Positive and negative samples must be collected in order to train our classifier properly. For postive features, hog features are obtained for each image and then reshaped into a 1xD vector placed in a corresponding results matrix. For negative features, it is a bit more tricky. Random slices of the image are generated before obtaining hog features. These hog features are then stored in a similar manner to the positive features.
Here, one matrix combining the two feature sets was created in addition to a "labels" matrix. This labels matrix mirrors the combined features matrix in dimension, and it gives positive features a +1 and negative features a -1 for each spot in the original matrix. The transposes of each of these matrices, along with a lambda value, is then passed into an svm training function.

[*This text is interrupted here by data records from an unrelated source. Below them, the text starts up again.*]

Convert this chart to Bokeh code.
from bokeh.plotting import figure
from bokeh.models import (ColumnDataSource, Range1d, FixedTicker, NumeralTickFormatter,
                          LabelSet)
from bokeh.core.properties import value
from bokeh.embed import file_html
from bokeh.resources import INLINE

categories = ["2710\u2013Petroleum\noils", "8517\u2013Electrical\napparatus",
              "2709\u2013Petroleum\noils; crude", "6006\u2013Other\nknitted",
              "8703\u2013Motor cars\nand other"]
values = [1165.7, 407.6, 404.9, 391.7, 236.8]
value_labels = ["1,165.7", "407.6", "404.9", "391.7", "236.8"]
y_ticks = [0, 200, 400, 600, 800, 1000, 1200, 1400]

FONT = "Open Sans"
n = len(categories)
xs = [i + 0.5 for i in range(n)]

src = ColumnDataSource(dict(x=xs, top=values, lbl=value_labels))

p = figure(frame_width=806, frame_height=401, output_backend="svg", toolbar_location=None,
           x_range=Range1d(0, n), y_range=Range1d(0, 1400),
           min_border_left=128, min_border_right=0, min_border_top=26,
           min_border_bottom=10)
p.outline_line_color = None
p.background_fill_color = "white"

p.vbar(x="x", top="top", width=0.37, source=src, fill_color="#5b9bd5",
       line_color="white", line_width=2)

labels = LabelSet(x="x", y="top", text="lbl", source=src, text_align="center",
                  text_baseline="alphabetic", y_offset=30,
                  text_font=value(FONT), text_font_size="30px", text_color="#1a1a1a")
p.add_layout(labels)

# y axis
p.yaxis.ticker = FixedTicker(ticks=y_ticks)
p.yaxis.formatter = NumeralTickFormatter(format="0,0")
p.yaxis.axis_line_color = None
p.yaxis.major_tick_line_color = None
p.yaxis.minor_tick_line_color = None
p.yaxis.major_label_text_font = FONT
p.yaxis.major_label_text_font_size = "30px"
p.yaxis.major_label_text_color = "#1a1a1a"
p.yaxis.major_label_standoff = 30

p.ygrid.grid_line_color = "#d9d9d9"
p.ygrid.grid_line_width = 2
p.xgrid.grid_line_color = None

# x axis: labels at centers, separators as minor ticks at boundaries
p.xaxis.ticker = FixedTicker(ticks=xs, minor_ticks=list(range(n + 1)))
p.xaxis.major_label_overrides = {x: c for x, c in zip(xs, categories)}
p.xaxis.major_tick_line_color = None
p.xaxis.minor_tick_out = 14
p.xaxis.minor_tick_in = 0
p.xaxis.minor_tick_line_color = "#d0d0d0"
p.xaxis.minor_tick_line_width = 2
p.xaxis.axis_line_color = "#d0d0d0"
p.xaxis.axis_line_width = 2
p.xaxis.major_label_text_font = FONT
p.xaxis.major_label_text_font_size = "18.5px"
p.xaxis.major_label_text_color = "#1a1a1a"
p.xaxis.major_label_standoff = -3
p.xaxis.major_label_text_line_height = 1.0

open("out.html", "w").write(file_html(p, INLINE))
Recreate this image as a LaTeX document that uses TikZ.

Run detector is the most complex aspect of the algorithm. The idea here is to create a sliding window that checks for similarities of the window to the positive and negative features. Different windows are given different confidence ratings and then "bboxes" are stored in terms of the coordinates of said windows. Image ids are also stored along with this information.
The above algorithm is run at different scales to check for similarities at different image sizes. For this project, I decided to perform the algorithm at a 10% scale reduction each time.
Lastly, non-maximum suppression is run to remove duplicate detections.
Ultimately, a lambda of 0001 was selected. This got an accuracy of about 85%. However, lambdas of .001 and .01 had accuracies of about 81% or 82%. A lambda of .1 had an accuracy of 71%, and a lambda of 1 had an accuracy of 21%.